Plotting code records
· · · · ·

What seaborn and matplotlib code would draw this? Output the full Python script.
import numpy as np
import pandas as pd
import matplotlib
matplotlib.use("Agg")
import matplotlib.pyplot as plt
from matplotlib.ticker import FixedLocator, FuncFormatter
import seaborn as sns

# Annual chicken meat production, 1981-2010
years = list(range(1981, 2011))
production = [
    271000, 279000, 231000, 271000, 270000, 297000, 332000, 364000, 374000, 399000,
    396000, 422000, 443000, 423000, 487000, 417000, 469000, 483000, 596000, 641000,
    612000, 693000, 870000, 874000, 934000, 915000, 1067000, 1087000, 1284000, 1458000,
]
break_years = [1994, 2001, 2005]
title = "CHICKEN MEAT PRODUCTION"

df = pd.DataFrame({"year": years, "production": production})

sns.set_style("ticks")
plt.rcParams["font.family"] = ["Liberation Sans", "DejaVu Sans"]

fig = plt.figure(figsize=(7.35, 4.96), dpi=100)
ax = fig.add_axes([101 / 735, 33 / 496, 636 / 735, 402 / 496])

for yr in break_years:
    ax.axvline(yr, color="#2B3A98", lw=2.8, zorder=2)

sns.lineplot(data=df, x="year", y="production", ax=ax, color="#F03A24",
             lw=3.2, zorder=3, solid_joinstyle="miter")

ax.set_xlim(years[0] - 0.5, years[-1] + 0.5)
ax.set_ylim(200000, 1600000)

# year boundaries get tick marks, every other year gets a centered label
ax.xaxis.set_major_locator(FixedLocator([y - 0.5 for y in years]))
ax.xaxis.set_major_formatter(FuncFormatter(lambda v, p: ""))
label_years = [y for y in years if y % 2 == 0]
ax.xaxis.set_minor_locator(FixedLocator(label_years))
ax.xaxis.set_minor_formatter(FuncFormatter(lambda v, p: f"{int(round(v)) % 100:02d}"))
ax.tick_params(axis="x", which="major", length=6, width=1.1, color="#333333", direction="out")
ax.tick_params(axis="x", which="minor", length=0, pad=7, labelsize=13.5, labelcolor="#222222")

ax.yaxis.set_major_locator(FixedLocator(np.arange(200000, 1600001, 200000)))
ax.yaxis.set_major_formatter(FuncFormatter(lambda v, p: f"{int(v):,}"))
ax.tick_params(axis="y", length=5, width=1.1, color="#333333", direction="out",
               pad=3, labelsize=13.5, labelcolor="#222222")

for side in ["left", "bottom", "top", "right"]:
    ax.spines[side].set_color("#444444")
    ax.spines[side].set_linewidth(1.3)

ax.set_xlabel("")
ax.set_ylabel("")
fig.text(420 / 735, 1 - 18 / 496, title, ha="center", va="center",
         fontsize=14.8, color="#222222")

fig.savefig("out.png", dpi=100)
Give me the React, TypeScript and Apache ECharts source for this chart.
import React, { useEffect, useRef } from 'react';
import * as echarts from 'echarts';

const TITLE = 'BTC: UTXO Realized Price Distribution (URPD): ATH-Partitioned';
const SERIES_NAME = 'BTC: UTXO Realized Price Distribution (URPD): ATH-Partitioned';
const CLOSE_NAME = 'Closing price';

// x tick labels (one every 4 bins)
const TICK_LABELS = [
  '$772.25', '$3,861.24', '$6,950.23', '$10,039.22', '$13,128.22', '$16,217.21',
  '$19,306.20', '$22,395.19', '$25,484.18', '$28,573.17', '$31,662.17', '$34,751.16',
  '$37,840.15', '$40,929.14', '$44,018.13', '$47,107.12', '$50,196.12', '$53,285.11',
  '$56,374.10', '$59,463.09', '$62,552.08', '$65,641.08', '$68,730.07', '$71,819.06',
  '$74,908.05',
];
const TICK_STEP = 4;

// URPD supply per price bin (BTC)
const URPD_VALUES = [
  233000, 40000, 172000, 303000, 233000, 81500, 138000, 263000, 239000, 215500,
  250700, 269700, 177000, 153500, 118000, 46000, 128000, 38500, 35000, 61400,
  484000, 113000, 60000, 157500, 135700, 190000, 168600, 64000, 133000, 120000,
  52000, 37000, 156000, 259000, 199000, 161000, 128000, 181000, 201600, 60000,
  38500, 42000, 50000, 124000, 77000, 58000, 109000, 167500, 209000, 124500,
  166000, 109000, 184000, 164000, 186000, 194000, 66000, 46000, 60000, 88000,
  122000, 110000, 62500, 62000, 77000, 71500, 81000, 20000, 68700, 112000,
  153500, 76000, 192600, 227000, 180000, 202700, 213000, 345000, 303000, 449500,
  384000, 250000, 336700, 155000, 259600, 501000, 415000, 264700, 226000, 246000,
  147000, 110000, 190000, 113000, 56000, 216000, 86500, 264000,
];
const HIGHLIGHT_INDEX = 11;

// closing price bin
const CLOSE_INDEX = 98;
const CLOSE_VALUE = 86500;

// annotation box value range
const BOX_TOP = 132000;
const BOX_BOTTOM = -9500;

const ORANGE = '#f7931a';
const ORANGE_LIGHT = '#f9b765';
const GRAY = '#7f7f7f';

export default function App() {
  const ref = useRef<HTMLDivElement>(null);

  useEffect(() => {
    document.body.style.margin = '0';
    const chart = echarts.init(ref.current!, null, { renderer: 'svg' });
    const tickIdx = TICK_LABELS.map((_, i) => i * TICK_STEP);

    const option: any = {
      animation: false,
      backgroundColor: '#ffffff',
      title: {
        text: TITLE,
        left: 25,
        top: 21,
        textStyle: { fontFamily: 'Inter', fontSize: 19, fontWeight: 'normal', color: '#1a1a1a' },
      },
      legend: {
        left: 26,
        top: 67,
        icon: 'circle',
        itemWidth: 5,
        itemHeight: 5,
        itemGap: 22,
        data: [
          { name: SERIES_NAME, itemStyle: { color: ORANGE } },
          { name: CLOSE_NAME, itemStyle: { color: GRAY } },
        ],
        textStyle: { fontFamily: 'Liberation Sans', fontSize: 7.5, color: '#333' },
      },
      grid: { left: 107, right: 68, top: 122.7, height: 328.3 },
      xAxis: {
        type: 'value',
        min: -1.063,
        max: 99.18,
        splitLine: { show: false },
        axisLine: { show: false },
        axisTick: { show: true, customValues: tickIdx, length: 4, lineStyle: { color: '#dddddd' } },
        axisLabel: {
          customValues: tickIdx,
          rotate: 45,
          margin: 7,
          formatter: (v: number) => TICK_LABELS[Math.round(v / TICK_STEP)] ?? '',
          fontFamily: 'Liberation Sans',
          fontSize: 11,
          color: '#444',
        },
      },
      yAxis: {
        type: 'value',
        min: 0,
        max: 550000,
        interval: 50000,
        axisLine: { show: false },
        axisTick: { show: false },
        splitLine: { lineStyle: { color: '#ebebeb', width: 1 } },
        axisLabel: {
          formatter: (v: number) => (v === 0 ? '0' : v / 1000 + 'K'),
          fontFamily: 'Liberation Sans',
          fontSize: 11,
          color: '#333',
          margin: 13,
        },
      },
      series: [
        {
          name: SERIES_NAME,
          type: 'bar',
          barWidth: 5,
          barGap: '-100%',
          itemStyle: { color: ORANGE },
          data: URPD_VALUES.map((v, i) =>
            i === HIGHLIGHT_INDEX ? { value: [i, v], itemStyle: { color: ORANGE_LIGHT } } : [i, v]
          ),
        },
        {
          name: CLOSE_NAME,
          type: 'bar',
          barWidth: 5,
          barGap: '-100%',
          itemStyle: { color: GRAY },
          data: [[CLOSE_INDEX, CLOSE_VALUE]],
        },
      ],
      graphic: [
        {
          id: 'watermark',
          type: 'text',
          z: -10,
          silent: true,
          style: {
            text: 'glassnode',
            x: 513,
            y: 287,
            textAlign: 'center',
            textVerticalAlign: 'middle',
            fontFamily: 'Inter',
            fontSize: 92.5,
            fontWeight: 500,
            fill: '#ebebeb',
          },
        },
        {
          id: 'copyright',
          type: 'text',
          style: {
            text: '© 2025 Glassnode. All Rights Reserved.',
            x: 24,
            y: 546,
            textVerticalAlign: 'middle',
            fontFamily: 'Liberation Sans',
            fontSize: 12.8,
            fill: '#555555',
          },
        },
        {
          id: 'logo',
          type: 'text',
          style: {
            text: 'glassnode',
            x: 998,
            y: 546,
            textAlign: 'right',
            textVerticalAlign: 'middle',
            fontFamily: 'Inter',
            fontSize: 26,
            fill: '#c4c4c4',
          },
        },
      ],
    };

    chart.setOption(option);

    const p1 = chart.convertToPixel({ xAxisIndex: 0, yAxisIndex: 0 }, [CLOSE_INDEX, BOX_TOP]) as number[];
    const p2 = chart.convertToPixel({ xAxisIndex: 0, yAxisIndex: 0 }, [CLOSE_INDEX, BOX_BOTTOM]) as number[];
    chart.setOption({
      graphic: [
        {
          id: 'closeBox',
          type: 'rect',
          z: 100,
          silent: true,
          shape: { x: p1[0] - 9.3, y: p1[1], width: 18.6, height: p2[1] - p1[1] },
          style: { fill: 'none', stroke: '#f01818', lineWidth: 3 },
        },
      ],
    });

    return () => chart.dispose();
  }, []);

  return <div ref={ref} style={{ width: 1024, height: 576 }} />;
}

· · · · ·

The request ▸ Quote, word for word, every line from the top of the entries through the line that holds "ax.set_ylim(200000, 1600000)".

Finished exercise ▸
What seaborn and matplotlib code would draw this? Output the full Python script.
import numpy as np
import pandas as pd
import matplotlib
matplotlib.use("Agg")
import matplotlib.pyplot as plt
from matplotlib.ticker import FixedLocator, FuncFormatter
import seaborn as sns

# Annual chicken meat production, 1981-2010
years = list(range(1981, 2011))
production = [
    271000, 279000, 231000, 271000, 270000, 297000, 332000, 364000, 374000, 399000,
    396000, 422000, 443000, 423000, 487000, 417000, 469000, 483000, 596000, 641000,
    612000, 693000, 870000, 874000, 934000, 915000, 1067000, 1087000, 1284000, 1458000,
]
break_years = [1994, 2001, 2005]
title = "CHICKEN MEAT PRODUCTION"

df = pd.DataFrame({"year": years, "production": production})

sns.set_style("ticks")
plt.rcParams["font.family"] = ["Liberation Sans", "DejaVu Sans"]

fig = plt.figure(figsize=(7.35, 4.96), dpi=100)
ax = fig.add_axes([101 / 735, 33 / 496, 636 / 735, 402 / 496])

for yr in break_years:
    ax.axvline(yr, color="#2B3A98", lw=2.8, zorder=2)

sns.lineplot(data=df, x="year", y="production", ax=ax, color="#F03A24",
             lw=3.2, zorder=3, solid_joinstyle="miter")

ax.set_xlim(years[0] - 0.5, years[-1] + 0.5)
ax.set_ylim(200000, 1600000)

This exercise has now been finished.